Questo impianto insiemistico, attuato in tale gioco ben differenziato di polarizzazioni, se temporalizzato in maniera estrema nelle sue effettive umane acquisizioni ha costituito la base dei fondamenti organizzativi su base filogenetica della teoria generale della musica, ben lucidamente proposti da Jean Jacques Chailley, caposcuola e insuperato Maestro della musicologia storica e teorica francese. La negazione di questi principi, dallo stesso Autore artisticamente e teoricamente avversata (forse unico suo limite ideologico, ma ben motivato dalle reciproche intolleranze ideologico-creative dei suoi tempi), se da un verso ha prodotto Il fascino timbrico delle schonberghiane costellazioni sonore dodecafoniche e post dodecafoniche e il conseguente logicismo strutturalista delle avanguardie musicali del serialismo integrale, dall’altro ne ha disperso il senso umanistico dei contenuti armonici originari aggregativi. Ricostituendo pertanto e gravemente in termini teorici  alquanto primitivistici l’impianto risultante: quindi in una assolutizzante prospettiva anarmonica, ma del tutto  inibitoria di una qualificazione aggregativa degli stessi e quindi di una loro ben differenziante percepibilità tanto statica che dinamica: quello che solo ideologicamente viene qualificato come tonalismo, ma che andrebbe studiato innanzitutto nella sua scientificità teorica e cognitiva e dunque non solo pratica (anzi: praticona …) e diminuitivamente e confusamente stilistico-compositiva.

Una metafora applicabile a questa “insiemistica regolativa” è quella del rapporto tra l’anzianità umana anche estrema e la gioventù umana anche estrema, laddove si consideri come la cosiddetta “saggezza della vecchiaia” si esprima meglio solo in quanto assorbente le fasi precedenti, messe tra loro in relazione e quindi con una compiuta consapevolezza della radice logica delle loro relazioni. Anzi logico-genetica, quindi assieme filogenetica, di evoluzione di specie, e ontogenetica, di individuale evoluzione prendibile a modello; ossia che tenga conto in maniera adeguata della centralità dell’essere umano in termini di maturità di acquisizioni rispetto le fasi precedenti di minor consapevolezza e le fasi successive di tendenza all’affievolimento delle facoltà mentali nonché più genericamente fisiologiche. Il che corrisponde al criterio detto del principio di centralità del realismo percettivo della vox humana.

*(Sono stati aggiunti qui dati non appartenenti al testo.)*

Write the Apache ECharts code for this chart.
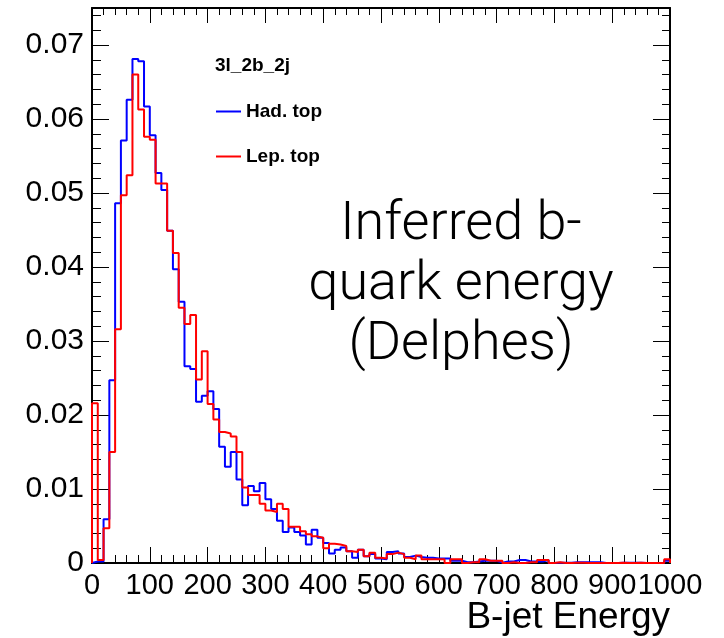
<!DOCTYPE html>
<html><head><meta charset="utf-8">
<script src="https://cdn.jsdelivr.net/npm/echarts@6/dist/echarts.min.js"></script>
<style>html,body{margin:0;padding:0;background:#fff}#c{width:724px;height:638px}</style>
</head><body><div id="c"></div>
<script>
// ---- data ----
const binWidth = 10;
const xMin = 0, xMax = 1000;
const yMin = 0, yMax = 0.075;
const seriesNames = ['Had. top', 'Lep. top'];
const hadTop = [
  0.0002, 0.0002, 0.0059, 0.0247, 0.0486, 0.0571, 0.0626, 0.0681, 0.0678, 0.0617,
  0.0578, 0.0527, 0.0504, 0.0449, 0.0397, 0.0353, 0.0266, 0.0262, 0.0218, 0.0226,
  0.0232, 0.0208, 0.0157, 0.0130, 0.0150, 0.0113, 0.0078, 0.0104, 0.0097, 0.0108,
  0.0086, 0.0073, 0.0057, 0.0042, 0.0048, 0.0042, 0.0037, 0.0025, 0.0045, 0.0034,
  0.0027, 0.0013, 0.0018, 0.0021, 0.0016, 0.0007, 0.0018, 0.0009, 0.0012, 0.0006,
  0.0005, 0.0015, 0.0016, 0.0013, 0.0008, 0.0010, 0.0008, 0.0007, 0.0007, 0.0006,
  0.0006, 0.0006, 0.0003, 0.0003, 0.0001, 0.0001, 0.0002, 0.0003, 0.0003, 0.0003,
  0.00005, 0.0002, 0.0002, 0.0004, 0.0004, 0.0002, 0.0002, 0.0002, 0.0004, 0.0,
  0.00005, 0.00005, 0.00005, 0.0001, 0.0001, 0.0001, 0.0001, 0.0001, 0.0, 0.0,
  0.0, 0.00005, 0.00005, 0.00005, 0.00005, 0.0, 0.0, 0.0, 0.0, 0.0003
];
const lepTop = [
  0.0216, 0.0004, 0.0047, 0.0150, 0.0316, 0.0497, 0.0524, 0.0660, 0.0613, 0.0576,
  0.0572, 0.0513, 0.0513, 0.0449, 0.0419, 0.0345, 0.0323, 0.0335, 0.0248, 0.0286,
  0.0215, 0.0194, 0.0177, 0.0175, 0.0171, 0.0150, 0.0102, 0.0092, 0.0092, 0.0080,
  0.0071, 0.0069, 0.0080, 0.0073, 0.0049, 0.0049, 0.0043, 0.0039, 0.0036, 0.0034,
  0.0020, 0.0026, 0.0025, 0.0023, 0.0016, 0.0015, 0.0018, 0.0009, 0.0014, 0.0007,
  0.0006, 0.0012, 0.0014, 0.0012, 0.0007, 0.0005, 0.0010, 0.0005, 0.0005, 0.0005,
  0.0005, 0.0, 0.0005, 0.0005, 0.0, 0.0001, 0.0001, 0.0005, 0.0003, 0.0003,
  0.0003, 0.0, 0.0001, 0.0, 0.0, 0.0001, 0.0001, 0.0004, 0.0004, 0.0,
  0.0001, 0.0, 0.0, 0.00005, 0.00005, 0.0, 0.0, 0.0, 0.0, 0.0,
  0.0, 0.00005, 0.0, 0.0, 0.00005, 0.0, 0.0, 0.0, 0.0, 0.0005
];
const categoryLabel = '3l_2b_2j';
const xTitle = 'B-jet Energy';
const noteText = 'Inferred b-\nquark energy\n(Delphes)';

// ---- build step points from bin edges ----
function histPoints(vals) {
  const pts = [[xMin, 0]];
  vals.forEach((v, i) => pts.push([xMin + i * binWidth, v]));
  pts.push([xMin + vals.length * binWidth, vals[vals.length - 1]]);
  pts.push([xMin + vals.length * binWidth, 0]);
  return pts;
}

const FONT = 'Liberation Sans, Arial, Helvetica, sans-serif';
const black = '#000';

function xAx(pos, interval, len, labels, line) {
  return {
    type: 'value', position: pos, min: xMin, max: xMax, interval: interval,
    axisLine: { show: line, onZero: false, lineStyle: { color: black, width: 2 } },
    axisTick: { show: true, inside: true, length: len, lineStyle: { color: black, width: 1 } },
    axisLabel: { show: labels, fontSize: 29, color: black, fontFamily: FONT, margin: 8, interval: 0,
      showMinLabel: true, showMaxLabel: true, hideOverlap: false, formatter: v => String(v) },
    splitLine: { show: false }
  };
}
function yAx(pos, interval, len, labels, line) {
  return {
    type: 'value', position: pos, min: yMin, max: yMax, interval: interval,
    axisLine: { show: line, onZero: false, lineStyle: { color: black, width: 2 } },
    axisTick: { show: true, inside: true, length: len, lineStyle: { color: black, width: 1 } },
    axisLabel: { show: labels, fontSize: 30, color: black, fontFamily: FONT, margin: 8,
      formatter: v => (Math.abs(v) < 1e-9 ? '0' : (+v.toFixed(3)).toString()),
      showMaxLabel: false },
    splitLine: { show: false }
  };
}

const chart = echarts.init(document.getElementById('c'), null, { renderer: 'canvas' });
chart.setOption({
  backgroundColor: '#fff',
  animation: false,
  grid: { left: 92, right: 54, top: 8, bottom: 75, containLabel: false, outerBoundsMode: 'none' },
  xAxis: [
    xAx('bottom', 100, 16, true, true),
    xAx('bottom', 20, 8, false, false),
    xAx('top', 100, 15, false, true),
    xAx('top', 20, 7, false, false)
  ],
  yAxis: [
    yAx('left', 0.01, 17, true, true),
    yAx('left', 0.002, 9, false, false),
    yAx('right', 0.01, 17, false, true),
    yAx('right', 0.002, 8, false, false)
  ],
  legend: {
    orient: 'vertical', left: 216, top: 102, padding: 0,
    icon: 'rect', itemWidth: 25, itemHeight: 2, itemGap: 26,
    data: seriesNames,
    textStyle: { fontSize: 19, fontWeight: 'bold', color: black, fontFamily: FONT, padding: [0, 0, 0, 0] }
  },
  graphic: [
    { type: 'text', left: 215, top: 56, style: { text: categoryLabel, font: 'bold 19px ' + FONT, fill: black } },
    { type: 'text', x: 461, y: 195, style: { text: noteText, font: '300 54px Roboto, "Liberation Sans", sans-serif', fill: black, textAlign: 'center', textVerticalAlign: 'top', lineHeight: 60 } },
    { type: 'text', right: 54, top: 599, style: { text: xTitle, font: '37px ' + FONT, fill: black } }
  ],
  series: [
    { name: seriesNames[0], type: 'line', step: 'end', xAxisIndex: 0, yAxisIndex: 0, symbol: 'none', data: histPoints(hadTop),
      lineStyle: { color: '#0000ff', width: 2 }, itemStyle: { color: '#0000ff' } },
    { name: seriesNames[1], type: 'line', step: 'end', xAxisIndex: 0, yAxisIndex: 0, symbol: 'none', data: histPoints(lepTop),
      lineStyle: { color: '#ff0000', width: 2 }, itemStyle: { color: '#ff0000' } }
  ]
});
</script>
</body></html>
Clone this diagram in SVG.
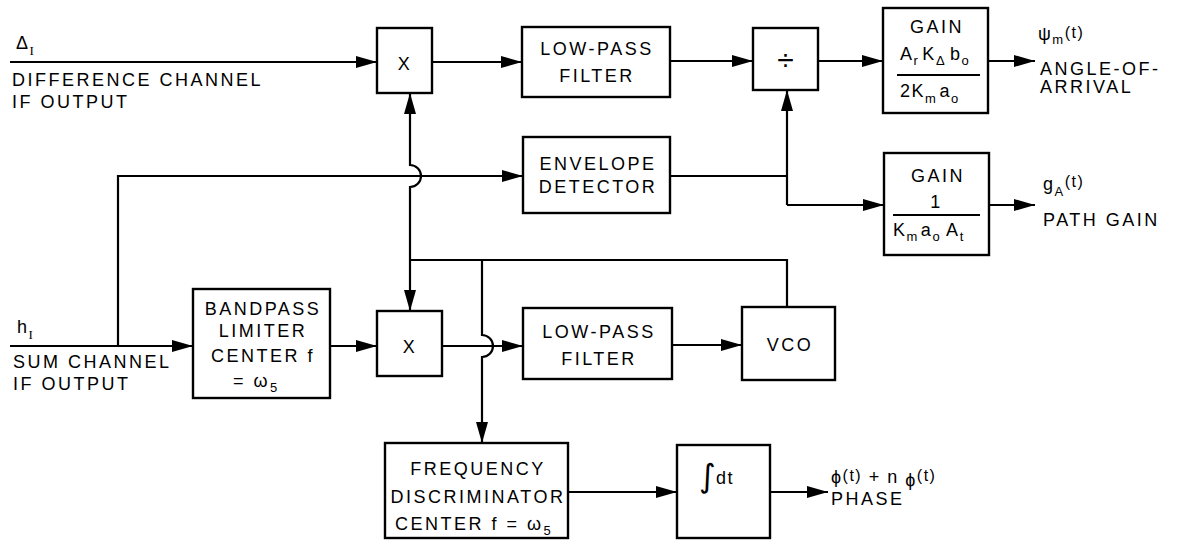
<svg xmlns="http://www.w3.org/2000/svg" width="1177" height="541" viewBox="0 0 1177 541">
<style>
.box{fill:#fff;stroke:#000;stroke-width:2.4}
.ln{fill:none;stroke:#000;stroke-width:2.2}
.t{font-family:"Liberation Sans",Arial,sans-serif;font-size:18px;letter-spacing:2.5px;fill:#000}
.c{text-anchor:middle}
.m{font-family:"Liberation Sans",Arial,sans-serif;font-size:18px;letter-spacing:1.5px;fill:#000}
.s{font-size:13px}
.sf{font-family:"Liberation Serif","Times New Roman",serif}
</style>
<defs>
<marker id="arr" markerWidth="22" markerHeight="13" refX="21" refY="6.5" orient="auto" markerUnits="userSpaceOnUse">
<path d="M0,0.5 L21,6.5 L0,12.5 Z" fill="#000"/>
</marker>
</defs>
<rect width="1177" height="541" fill="#fff"/>

<g id="connectors">
<path class="ln" d="M10,62 H377" marker-end="url(#arr)"/>
<path class="ln" d="M432,62 H522" marker-end="url(#arr)"/>
<path class="ln" d="M670,61 H753" marker-end="url(#arr)"/>
<path class="ln" d="M818,61 H883" marker-end="url(#arr)"/>
<path class="ln" d="M988,61 H1035" marker-end="url(#arr)"/>
<path class="ln" d="M670,176 H787"/>
<path class="ln" d="M787,205 V90" marker-end="url(#arr)"/>
<path class="ln" d="M787,205 H884" marker-end="url(#arr)"/>
<path class="ln" d="M989,205 H1035" marker-end="url(#arr)"/>
<path class="ln" d="M10,346 H193" marker-end="url(#arr)"/>
<path class="ln" d="M118,346 V176 H523" marker-end="url(#arr)"/>
<path class="ln" d="M330,346 H377" marker-end="url(#arr)"/>
<path class="ln" d="M442,346 H523" marker-end="url(#arr)"/>
<path class="ln" d="M672,345 H742" marker-end="url(#arr)"/>
<path class="ln" d="M787,307 V260 H410"/>
<path class="ln" d="M410,260 V187 A11,11 0 0 0 410,165 V93" marker-end="url(#arr)"/>
<path class="ln" d="M410,260 V311" marker-end="url(#arr)"/>
<path class="ln" d="M482,260 V335 A11,11 0 0 1 482,357 V443" marker-end="url(#arr)"/>
<path class="ln" d="M568,492 H677" marker-end="url(#arr)"/>
<path class="ln" d="M770,492 H828" marker-end="url(#arr)"/>
</g>

<g id="input-diff">
<text class="m" x="16" y="49" font-size="16">Δ<tspan class="s sf" dy="6">I</tspan></text>
<text class="t" x="12" y="86">DIFFERENCE CHANNEL</text>
<text class="t" x="12" y="108">IF OUTPUT</text>
</g>

<g id="input-sum">
<text class="m" x="17" y="333">h<tspan class="s sf" dy="6">I</tspan></text>
<text class="t" x="13" y="368">SUM CHANNEL</text>
<text class="t" x="13" y="390">IF OUTPUT</text>
</g>

<g id="mult-top">
<rect class="box" x="377" y="28" width="55" height="65"/>
<text class="t c" x="405" y="70" font-size="21" letter-spacing="0">X</text>
</g>

<g id="lpf-top">
<rect class="box" x="522" y="27" width="148" height="70"/>
<text class="t c" x="597" y="55">LOW-PASS</text>
<text class="t c" x="597" y="82">FILTER</text>
</g>

<g id="divider">
<rect class="box" x="753" y="28" width="65" height="62"/>
<text class="c" x="785.5" y="70" font-family="Liberation Sans, Arial, sans-serif" font-size="30">÷</text>
</g>

<g id="gain-angle">
<rect class="box" x="883" y="8" width="105" height="105"/>
<text class="t c" x="937" y="33">GAIN</text>
<text class="m" x="900" y="60">A<tspan class="s" dy="5">r</tspan><tspan dy="-5" dx="3">K</tspan><tspan class="s" dy="5">Δ</tspan><tspan dy="-5" dx="4">b</tspan><tspan class="s" dy="5">o</tspan></text>
<line class="ln" x1="897" y1="75" x2="980" y2="75"/>
<text class="m" x="900" y="97">2K<tspan class="s" dy="6">m</tspan><tspan dy="-6" dx="2">a</tspan><tspan class="s" dy="6">o</tspan></text>
</g>

<g id="out-angle">
<text class="m" x="1038" y="40">ψ<tspan class="s" dy="4">m</tspan><tspan font-size="16" dy="-6">(t)</tspan></text>
<text class="t" x="1040" y="75">ANGLE-OF-</text>
<text class="t" x="1040" y="93">ARRIVAL</text>
</g>

<g id="envelope">
<rect class="box" x="523" y="137" width="147" height="76"/>
<text class="t c" x="598" y="170">ENVELOPE</text>
<text class="t c" x="598" y="193">DETECTOR</text>
</g>

<g id="gain-path">
<rect class="box" x="884" y="153" width="105" height="102"/>
<text class="t c" x="938" y="182">GAIN</text>
<text class="m c" x="936" y="208">1</text>
<line class="ln" x1="893" y1="215" x2="980" y2="215"/>
<text class="m" x="893" y="236">K<tspan class="s" dy="5">m</tspan><tspan dy="-5" dx="2">a</tspan><tspan class="s" dy="5">o</tspan><tspan dy="-5" dx="5">A</tspan><tspan class="s" dy="5">t</tspan></text>
</g>

<g id="out-path">
<text class="m" x="1043" y="190">g<tspan class="s" dy="6">A</tspan><tspan font-size="16" dy="-9">(t)</tspan></text>
<text class="t" x="1043" y="226">PATH GAIN</text>
</g>

<g id="bandpass">
<rect class="box" x="193" y="289" width="137" height="109"/>
<text class="t c" x="263" y="315">BANDPASS</text>
<text class="t c" x="263" y="337">LIMITER</text>
<text class="t c" x="263" y="362">CENTER f</text>
<text class="t" x="233" y="387">= ω<tspan class="s" dy="5">5</tspan></text>
</g>

<g id="mult-bottom">
<rect class="box" x="377" y="311" width="65" height="65"/>
<text class="t c" x="410" y="353" font-size="21" letter-spacing="0">X</text>
</g>

<g id="lpf-bottom">
<rect class="box" x="523" y="308" width="149" height="71"/>
<text class="t c" x="599" y="338">LOW-PASS</text>
<text class="t c" x="599" y="365">FILTER</text>
</g>

<g id="vco">
<rect class="box" x="742" y="307" width="93" height="73"/>
<text class="t c" x="790" y="351">VCO</text>
</g>

<g id="freq-disc">
<rect class="box" x="385" y="443" width="183" height="95"/>
<text class="t c" x="478" y="475">FREQUENCY</text>
<text class="t c" x="478" y="503" letter-spacing="1.8">DISCRIMINATOR</text>
<text class="t" x="395" y="530" letter-spacing="1.8">CENTER f = ω<tspan class="s" dy="5">5</tspan></text>
</g>

<g id="integrator">
<rect class="box" x="677" y="445" width="93" height="93"/>
<text x="699" y="487" font-family="DejaVu Sans, sans-serif" font-size="32" fill="#000">∫</text>
<text class="m" x="716" y="484" letter-spacing="0.5">dt</text>
</g>

<g id="out-phase">
<text class="m" x="831" y="483">ϕ<tspan font-size="16" dy="-2">(t)</tspan><tspan dy="2"> + n </tspan><tspan dy="3">ϕ</tspan><tspan font-size="16" dy="-5">(t)</tspan></text>
<text class="t" x="831" y="505">PHASE</text>
</g>
</svg>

Mentre il principio di ottavizzazione, o prossimità caratterialefisiognomica, meglio corrisponde alla qualità di una consapevolezza che proceda per vicinanze temporali di dati storico-cronologici. E il principio della riequilibrazione della distanza attraverso il riempimento dello spettro sonoro corrisponderebbe ad un riequilibrio di quella consapevolezza di relazione tra le incompiute fasi storico-cronologiche rispetto tale compiuta necessità di loro coerente tempor(al)izzazione. Se si considerano poi i fattori di assorbenza e radicamento verso il grave e di vaganza e dispersività armonica verso l’acuto, l’anzianità in termini di saggezza si prospetta come una acquisizione proiettata verso la radice stessa delle … applicazioni sonore: in una chiave simbolica antropomorfizzante della sonorità musicalmente organizzata e rivissuta all’interno di un impianto teorico di acquisizioni multi-epocali, risalenti a livelli ancestrali; ancestrali in quanto presumibilmente originari e tuttavia mai dismessi poiché sempre implicati in ogni evoluzione trasformativa della conoscenza. E dunque, per unificante metafora, di una “armonia” che si faccia assieme varianza e ricchezza timbrica e subito appresso consapevolezza aggregativa e compiuto equilibrio. E il gioco di equilibrio, squilibrio e riequilibrio non è, nella sua estrema ricchezza propositiva, la sintesi motrice e motivazionale delle vicende umane, e dunque della vita stessa?